- **JOB**
Retype the data exactly, from its first line to the line containing "plt.rcParams['hatch.color'] = '#5a5a5a'", including both, and skip any picture.

- **DATA**
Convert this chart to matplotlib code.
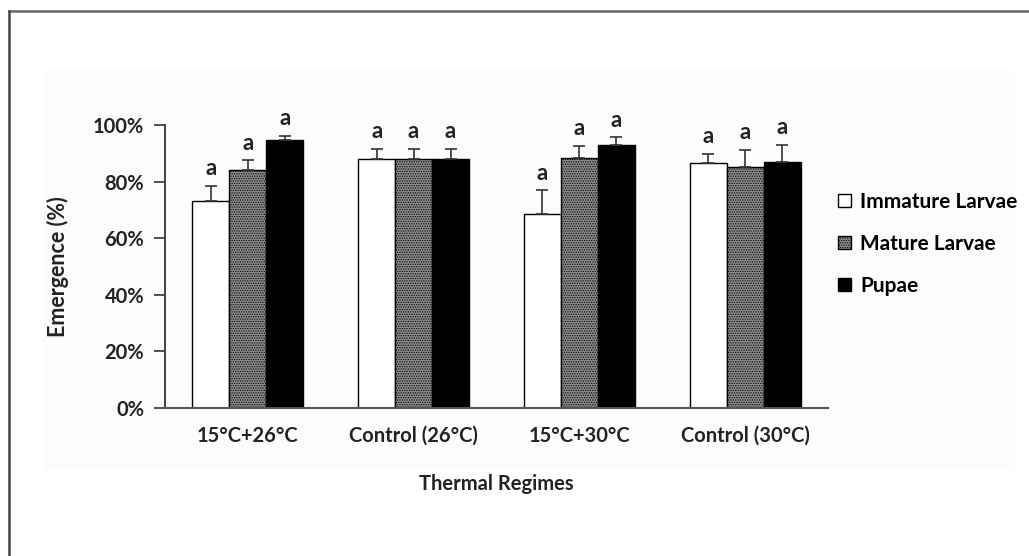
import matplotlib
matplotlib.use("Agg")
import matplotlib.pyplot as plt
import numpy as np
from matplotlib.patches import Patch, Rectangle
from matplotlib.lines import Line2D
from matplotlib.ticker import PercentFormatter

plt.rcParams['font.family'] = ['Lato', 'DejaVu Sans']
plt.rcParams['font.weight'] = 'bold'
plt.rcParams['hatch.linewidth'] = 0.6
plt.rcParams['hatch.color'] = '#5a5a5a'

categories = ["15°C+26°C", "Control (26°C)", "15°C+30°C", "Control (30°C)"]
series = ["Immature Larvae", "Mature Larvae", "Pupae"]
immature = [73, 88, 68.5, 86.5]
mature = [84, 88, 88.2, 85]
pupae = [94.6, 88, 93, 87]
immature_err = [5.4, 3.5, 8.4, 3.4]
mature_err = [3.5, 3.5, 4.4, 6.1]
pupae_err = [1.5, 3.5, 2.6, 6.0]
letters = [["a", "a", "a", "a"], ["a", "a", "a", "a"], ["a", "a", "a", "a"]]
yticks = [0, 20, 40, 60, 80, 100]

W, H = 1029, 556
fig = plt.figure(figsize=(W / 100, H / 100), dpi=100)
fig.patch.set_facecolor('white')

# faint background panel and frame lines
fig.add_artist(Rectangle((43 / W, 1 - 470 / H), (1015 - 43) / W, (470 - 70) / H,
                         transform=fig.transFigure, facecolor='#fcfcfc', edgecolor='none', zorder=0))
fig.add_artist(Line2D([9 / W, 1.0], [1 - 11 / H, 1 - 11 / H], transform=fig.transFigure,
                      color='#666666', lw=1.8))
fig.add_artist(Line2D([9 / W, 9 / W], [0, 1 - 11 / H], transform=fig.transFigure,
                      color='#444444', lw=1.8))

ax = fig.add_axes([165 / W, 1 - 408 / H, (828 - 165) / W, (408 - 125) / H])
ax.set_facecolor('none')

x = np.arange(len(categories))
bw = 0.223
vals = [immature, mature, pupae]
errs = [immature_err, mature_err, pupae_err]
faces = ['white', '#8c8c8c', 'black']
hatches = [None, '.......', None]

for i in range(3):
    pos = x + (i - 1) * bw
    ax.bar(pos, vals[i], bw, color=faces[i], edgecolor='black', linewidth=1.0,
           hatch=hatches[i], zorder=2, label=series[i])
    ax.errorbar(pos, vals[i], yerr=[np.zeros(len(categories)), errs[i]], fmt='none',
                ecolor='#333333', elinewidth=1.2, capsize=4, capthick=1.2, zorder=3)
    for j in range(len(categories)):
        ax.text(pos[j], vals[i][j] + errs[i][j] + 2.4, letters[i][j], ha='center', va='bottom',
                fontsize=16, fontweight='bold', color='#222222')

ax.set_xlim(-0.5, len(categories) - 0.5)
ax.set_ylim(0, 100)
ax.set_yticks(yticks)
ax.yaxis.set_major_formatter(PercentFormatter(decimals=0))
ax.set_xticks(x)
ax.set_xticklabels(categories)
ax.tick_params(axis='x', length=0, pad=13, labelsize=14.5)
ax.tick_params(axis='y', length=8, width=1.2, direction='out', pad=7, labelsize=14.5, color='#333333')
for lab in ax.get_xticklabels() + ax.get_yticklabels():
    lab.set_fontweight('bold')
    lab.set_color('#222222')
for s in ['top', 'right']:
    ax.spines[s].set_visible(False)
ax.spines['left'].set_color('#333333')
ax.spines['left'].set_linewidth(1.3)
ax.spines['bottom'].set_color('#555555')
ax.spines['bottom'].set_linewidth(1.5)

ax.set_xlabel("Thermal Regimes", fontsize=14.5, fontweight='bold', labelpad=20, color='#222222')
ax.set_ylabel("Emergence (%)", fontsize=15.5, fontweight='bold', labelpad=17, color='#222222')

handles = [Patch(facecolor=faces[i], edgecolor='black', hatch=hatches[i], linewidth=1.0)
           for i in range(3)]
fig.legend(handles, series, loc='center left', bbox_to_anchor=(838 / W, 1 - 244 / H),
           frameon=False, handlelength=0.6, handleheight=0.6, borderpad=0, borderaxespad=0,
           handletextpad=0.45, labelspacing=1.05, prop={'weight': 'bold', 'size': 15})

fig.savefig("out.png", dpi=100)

- **THE REPLY**
Convert this chart to matplotlib code.
import matplotlib
matplotlib.use("Agg")
import matplotlib.pyplot as plt
import numpy as np
from matplotlib.patches import Patch, Rectangle
from matplotlib.lines import Line2D
from matplotlib.ticker import PercentFormatter

plt.rcParams['font.family'] = ['Lato', 'DejaVu Sans']
plt.rcParams['font.weight'] = 'bold'
plt.rcParams['hatch.linewidth'] = 0.6
plt.rcParams['hatch.color'] = '#5a5a5a'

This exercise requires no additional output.